Labios prominentes, lengua fuera, carne al mayor y al detall. Mostrarse en Instagram en paños menores, Zara o Prada es tendencia. Mujeres y hombres de cualquier origen y condición lucen planta por mero afán de protagonismo. Luego están quienes hacen del vicio una virtud y son (mal) ejemplo para el rebaño. La multitud, hipnotizada, se pliega al hechizo y participa en la tragicomedia con comentarios (y sus emoticonos) que se identifican con la imbecilidad más severa. No hay duda: el poder del pastoreo. Para muestra, botones: «Diosa», «Siiuuuuu», «Bellezón», «Guapoooo», «El cuerpo!», «Pa que más», «Osssss», «Hot yaar», «Locura», «Mueroooooo», «Fuego», «Tan pura como nadie».
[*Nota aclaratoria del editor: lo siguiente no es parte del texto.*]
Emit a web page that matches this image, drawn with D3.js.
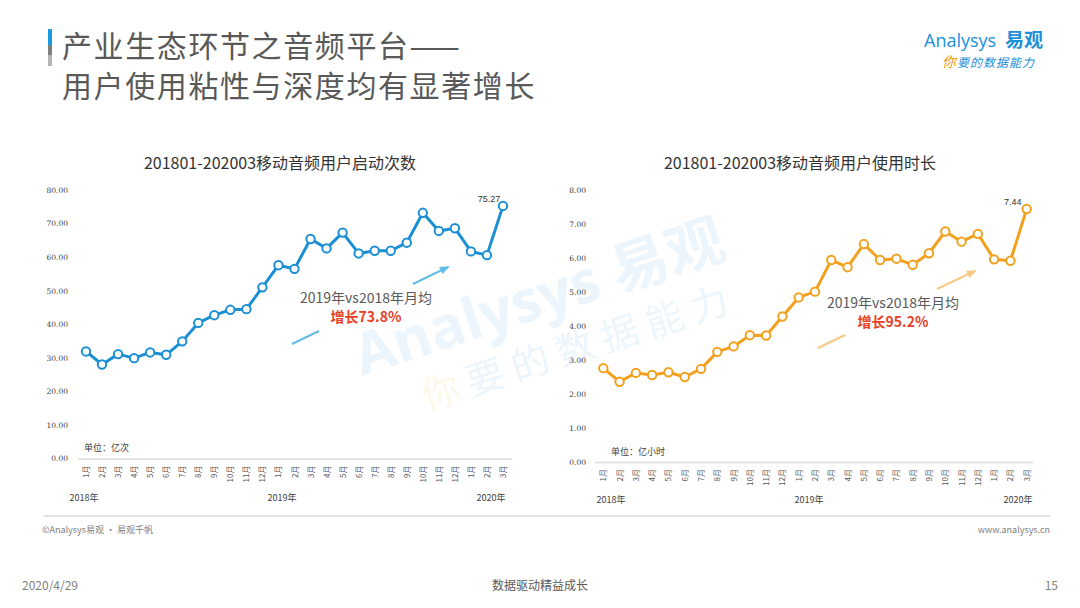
<!DOCTYPE html>
<html>
<head>
<meta charset="utf-8">
<script src="https://cdn.jsdelivr.net/npm/d3@7"></script>
<style>
  body { margin: 0; background: #fff; }
  svg { display: block; font-family: "Noto Sans CJK SC", "Noto Sans", sans-serif; }
</style>
</head>
<body>
<div id="chart"></div>
<script>
// month labels, Jan 2018 .. Mar 2020
const months = ["1月","2月","3月","4月","5月","6月","7月","8月","9月","10月","11月","12月",
                "1月","2月","3月","4月","5月","6月","7月","8月","9月","10月","11月","12月",
                "1月","2月","3月"];
const years = ["2018年", "2019年", "2020年"];

// 启动次数 (亿次)
const launches = [31.9, 28.0, 31.1, 29.9, 31.6, 30.9, 34.9, 40.4, 42.7, 44.3, 44.5, 51.0,
                  57.6, 56.5, 65.4, 62.6, 67.3, 61.1, 61.9, 61.9, 64.3, 73.2, 67.8, 68.6,
                  61.7, 60.6, 75.27];
const launchTicks = [0, 10, 20, 30, 40, 50, 60, 70, 80];

// 使用时长 (亿小时)
const duration = [2.76, 2.36, 2.62, 2.56, 2.64, 2.50, 2.74, 3.24, 3.40, 3.73, 3.72, 4.28,
                  4.84, 5.01, 5.94, 5.73, 6.41, 5.94, 5.98, 5.80, 6.14, 6.78, 6.48, 6.71,
                  5.96, 5.92, 7.44];
const durationTicks = [0, 1, 2, 3, 4, 5, 6, 7, 8];

const W = 1080, H = 608;
const svg = d3.select("#chart").append("svg").attr("width", W).attr("height", H);

// watermark (drawn first so it sits behind everything)
const wm = svg.append("g").attr("transform", "translate(362,376) rotate(-18)").attr("opacity", 0.08);
wm.append("text").attr("font-size", 58).attr("font-weight", "bold").attr("fill", "#1a8fd8")
  .attr("font-family", "'Open Sans', 'Noto Sans CJK SC'")
  .text("Analysys 易观");
const wm2 = wm.append("text").attr("x", 51).attr("y", 53).attr("font-size", 38)
  .attr("letter-spacing", 9).attr("fill", "#1a8fd8");
wm2.append("tspan").attr("fill", "#e0b400").text("你");
wm2.append("tspan").text("要的数据能力");

// header
svg.append("rect").attr("x", 48).attr("y", 29).attr("width", 4).attr("height", 16).attr("fill", "#1a9ae0");
svg.append("rect").attr("x", 48).attr("y", 45).attr("width", 4).attr("height", 10).attr("fill", "#7f7f7f");
svg.append("rect").attr("x", 48).attr("y", 55).attr("width", 4).attr("height", 11).attr("fill", "#b4b4b4");
const t1 = svg.append("text").attr("x", 62).attr("y", 57).attr("font-size", 30)
  .attr("letter-spacing", 1.6).attr("fill", "#595959");
t1.append("tspan").text("产业生态环节之音频平台");
t1.append("tspan").attr("letter-spacing", 4).text("——");
svg.append("text").attr("x", 62).attr("y", 97).attr("font-size", 30)
  .attr("letter-spacing", 1.6).attr("fill", "#595959")
  .text("用户使用粘性与深度均有显著增长");

// logo
svg.append("text").attr("x", 924).attr("y", 47).attr("font-size", 18).attr("fill", "#1b8fd8")
  .attr("font-family", "'Open Sans', sans-serif").text("Analysys");
svg.append("text").attr("x", 1005).attr("y", 47).attr("font-size", 19).attr("font-weight", "bold")
  .attr("fill", "#1b8fd8").text("易观");
const slogan = svg.append("text").attr("x", 942).attr("y", 67).attr("font-size", 12)
  .attr("font-style", "italic").attr("letter-spacing", 1).attr("fill", "#1b8fd8");
slogan.append("tspan").attr("fill", "#f39800").attr("font-size", 14).text("你");
slogan.append("tspan").text("要的数据能力");

function drawPanel(cfg) {
    const g = svg.append("g");

    const x = d3.scalePoint().domain(d3.range(months.length)).range(cfg.xRange);
    const y = d3.scaleLinear().domain([0, d3.max(cfg.ticks)]).range(cfg.yRange);

    g.append("text").attr("x", cfg.titleX).attr("y", 169).attr("text-anchor", "middle")
        .attr("font-size", 16).attr("fill", "#333").text(cfg.title);

    // y axis labels
    const yAxis = g.append("g").attr("transform", `translate(${cfg.yAxisX},0)`)
        .call(d3.axisLeft(y).tickValues(cfg.ticks).tickSize(0).tickPadding(0).tickFormat(d3.format(".2f")));
    yAxis.select(".domain").remove();
    yAxis.attr("color", "#3a3a3a");
    yAxis.selectAll("text").attr("fill", "#3a3a3a")
        .attr("font-family", "'DejaVu Serif', serif").attr("font-size", 7.5);

    // baseline
    g.append("line").attr("x1", cfg.axisX[0]).attr("x2", cfg.axisX[1])
        .attr("y1", y(0) + 0.5).attr("y2", y(0) + 0.5)
        .attr("stroke", "#e3e3e3").attr("stroke-width", 2);

    // month labels, rotated
    g.selectAll(".month").data(months).enter().append("text")
        .attr("class", "month")
        .attr("transform", (d, i) => `translate(${x(i) + 3},${y(0) + 7}) rotate(-90)`)
        .attr("text-anchor", "end").attr("font-size", 8).attr("fill", "#595959")
        .text(d => d);

    // year labels
    g.selectAll(".year").data(years).enter().append("text")
        .attr("class", "year")
        .attr("x", (d, i) => cfg.yearX[i])
        .attr("y", cfg.yearY).attr("text-anchor", "middle")
        .attr("font-size", 9).attr("fill", "#404040").text(d => d);

    g.append("text").attr("x", cfg.unitPos[0]).attr("y", cfg.unitPos[1])
        .attr("font-size", 9).attr("fill", "#404040").text(cfg.unit);

    // line + markers
    const line = d3.line().x((d, i) => x(i)).y(d => y(d));
    g.append("path").datum(cfg.values).attr("d", line)
        .attr("fill", "none").attr("stroke", cfg.color).attr("stroke-width", 3)
        .attr("stroke-linejoin", "round");
    g.selectAll(".dot").data(cfg.values).enter().append("circle")
        .attr("class", "dot")
        .attr("cx", (d, i) => x(i)).attr("cy", d => y(d)).attr("r", 4.2)
        .attr("fill", "#fff").attr("stroke", cfg.color).attr("stroke-width", 2);

    // last value label
    const last = cfg.values.length - 1;
    g.append("text").attr("x", x(last) - 14).attr("y", y(cfg.values[last]) - 4)
        .attr("text-anchor", "middle").attr("font-size", 9).attr("fill", "#333")
        .attr("font-family", "'Liberation Sans', sans-serif")
        .text(cfg.lastLabel);

    // growth arrow, broken around the annotation text
    const a = cfg.arrow;
    g.append("line").attr("x1", a[0][0]).attr("y1", a[0][1]).attr("x2", a[1][0]).attr("y2", a[1][1])
        .attr("stroke", cfg.arrowColor).attr("stroke-width", 2);
    g.append("line").attr("x1", a[2][0]).attr("y1", a[2][1]).attr("x2", a[3][0]).attr("y2", a[3][1])
        .attr("stroke", cfg.arrowColor).attr("stroke-width", 2);
    const ang = Math.atan2(a[3][1] - a[2][1], a[3][0] - a[2][0]);
    const hl = 8, hw = 4;
    const tip = a[3];
    const bx = tip[0] - hl * Math.cos(ang), by = tip[1] - hl * Math.sin(ang);
    g.append("path")
        .attr("d", `M${tip[0] + 2 * Math.cos(ang)},${tip[1] + 2 * Math.sin(ang)}` +
                   `L${bx - hw * Math.sin(ang)},${by + hw * Math.cos(ang)}` +
                   `L${bx + hw * Math.sin(ang)},${by - hw * Math.cos(ang)}Z`)
        .attr("fill", cfg.arrowColor);

    g.append("text").attr("x", cfg.notePos[0]).attr("y", cfg.notePos[1])
        .attr("text-anchor", "middle").attr("font-size", 14).attr("fill", "#595959")
        .text("2019年vs2018年月均");
    g.append("text").attr("x", cfg.notePos[0]).attr("y", cfg.notePos[1] + 19)
        .attr("text-anchor", "middle").attr("font-size", 14).attr("font-weight", "bold")
        .attr("fill", "#e8401f").text(cfg.growth);
}

drawPanel({
    title: "201801-202003移动音频用户启动次数",
    titleX: 280,
    values: launches,
    ticks: launchTicks,
    xRange: [86, 503],
    yRange: [458.5, 190],
    yAxisX: 68,
    axisX: [78, 512],
    yearX: [84, 282, 491],
    yearY: 501,
    unit: "单位：亿次",
    unitPos: [84, 451],
    color: "#1a8fd4",
    lastLabel: "75.27",
    arrow: [[292, 344], [319, 331], [413, 284], [448, 267]],
    arrowColor: "#62bde6",
    notePos: [366, 303],
    growth: "增长73.8%"
});

drawPanel({
    title: "201801-202003移动音频用户使用时长",
    titleX: 800,
    values: duration,
    ticks: durationTicks,
    xRange: [603.3, 1026.7],
    yRange: [462, 190],
    yAxisX: 586,
    axisX: [595, 1033],
    yearX: [611, 809, 1018],
    yearY: 503,
    unit: "单位：亿小时",
    unitPos: [611, 455],
    color: "#f2a11f",
    lastLabel: "7.44",
    arrow: [[818, 348], [845, 335], [937, 289], [975, 271]],
    arrowColor: "#f7c985",
    notePos: [893, 308],
    growth: "增长95.2%"
});

// footer
svg.append("line").attr("x1", 44).attr("x2", 1050).attr("y1", 516).attr("y2", 516)
  .attr("stroke", "#e3e3e3").attr("stroke-width", 2);
svg.append("text").attr("x", 42).attr("y", 533).attr("font-size", 9).attr("fill", "#7f7f7f")
  .text("©Analysys易观 · 易观千帆");
svg.append("text").attr("x", 1050).attr("y", 533).attr("text-anchor", "end").attr("font-size", 9)
  .attr("fill", "#7f7f7f").text("www.analysys.cn");
svg.append("text").attr("x", 22).attr("y", 590).attr("font-size", 12).attr("fill", "#7f7f7f")
  .text("2020/4/29");
svg.append("text").attr("x", 540).attr("y", 590).attr("text-anchor", "middle").attr("font-size", 12)
  .attr("fill", "#595959").text("数据驱动精益成长");
svg.append("text").attr("x", 1058).attr("y", 590).attr("text-anchor", "end").attr("font-size", 12)
  .attr("fill", "#7f7f7f").text("15");
</script>
</body>
</html>
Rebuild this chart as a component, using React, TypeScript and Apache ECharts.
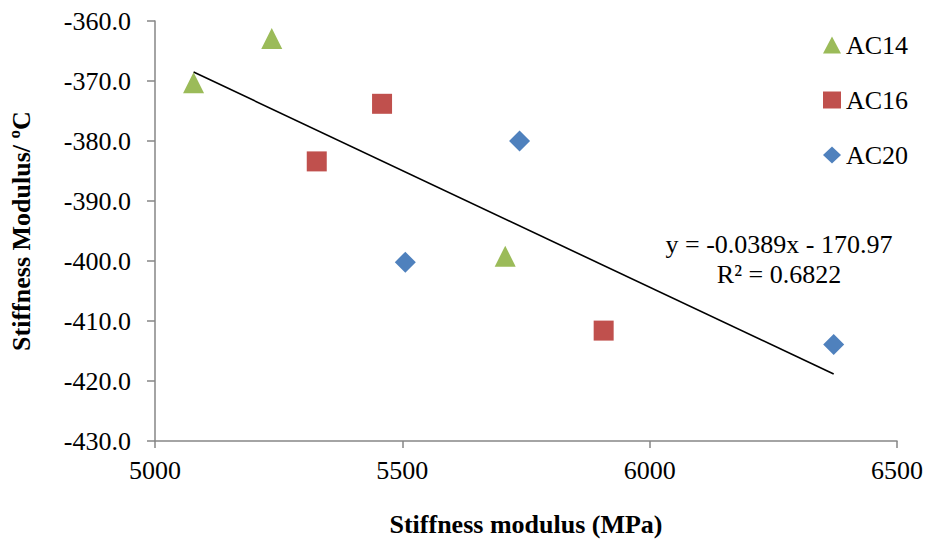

En lugares donde impera la necedad es difícil que prospere el conocimiento. Buscar la aprobación colectiva succiona la cultura. Violencia, sexo, posesión, delirio, sumisión, esclavitud. El algoritmo prioriza y encumbra al posmoderno becerro de oro. Cima y abismo. Qué endeble y peligrosa la egolatría.
Un día, cuando regresaba de cazar, Narciso bebió de un lago y, al verse en el agua, se enamoró de su reflejo. Este querer imposible le hizo perder la cabeza y se suicidó. El mito de Narciso lo cuenta Ovidio en su Metamorfosis y está asociado a la planta homónima. El poeta romano inspira con el lenguaje de las flores en un jardín de dioses, ninfas y vanas pasiones. Lo que tiene vivir en una antropófaga y fascinadora jaula a merced de narcisistas con la pulpa azucarada.